Students will also learn to employ techniques to classify and solve linear systems of equations. This course prepares students to continue their study of linear transformations with the next course in the specialization.

 

5) Advanced Linear Models for Data Science 1: Least Squares from Johns Hopkins University

This class is an introduction to least squares from a linear algebraic and mathematical perspective.
 

Before beginning the class make sure that you have the following: - A basic understanding of linear algebra and multivariate calculus. -

A basic understanding of statistics and regression models. - At least a little familiarity with proof based mathematics. - Basic knowledge of the R programming language.

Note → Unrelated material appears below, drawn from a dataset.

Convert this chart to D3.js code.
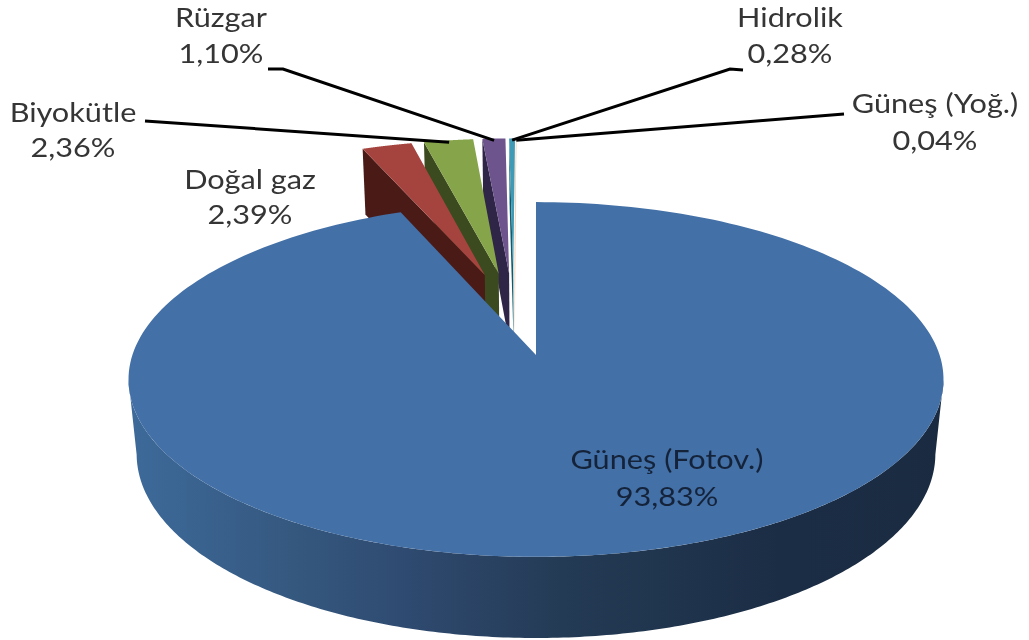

After taking this course, students will have a firm foundation in a linear algebraic treatment of regression modeling. This will greatly augment applied data scientists' general understanding of regression models.

6) Regression Models from Johns Hopkins University

Linear models, as their name implies, relates an outcome to a set of predictors of interest using linear assumptions.

Regression models, a subset of linear models, are the most important statistical analysis tool in a data scientist’s toolkit.

This course covers regression analysis, least squares and inference using regression models. Special cases of the regression model, ANOVA and ANCOVA will be covered as well. Analysis of residuals and variability will be investigated.

The course will cover modern thinking on model selection and novel uses of regression models including scatterplot smoothing.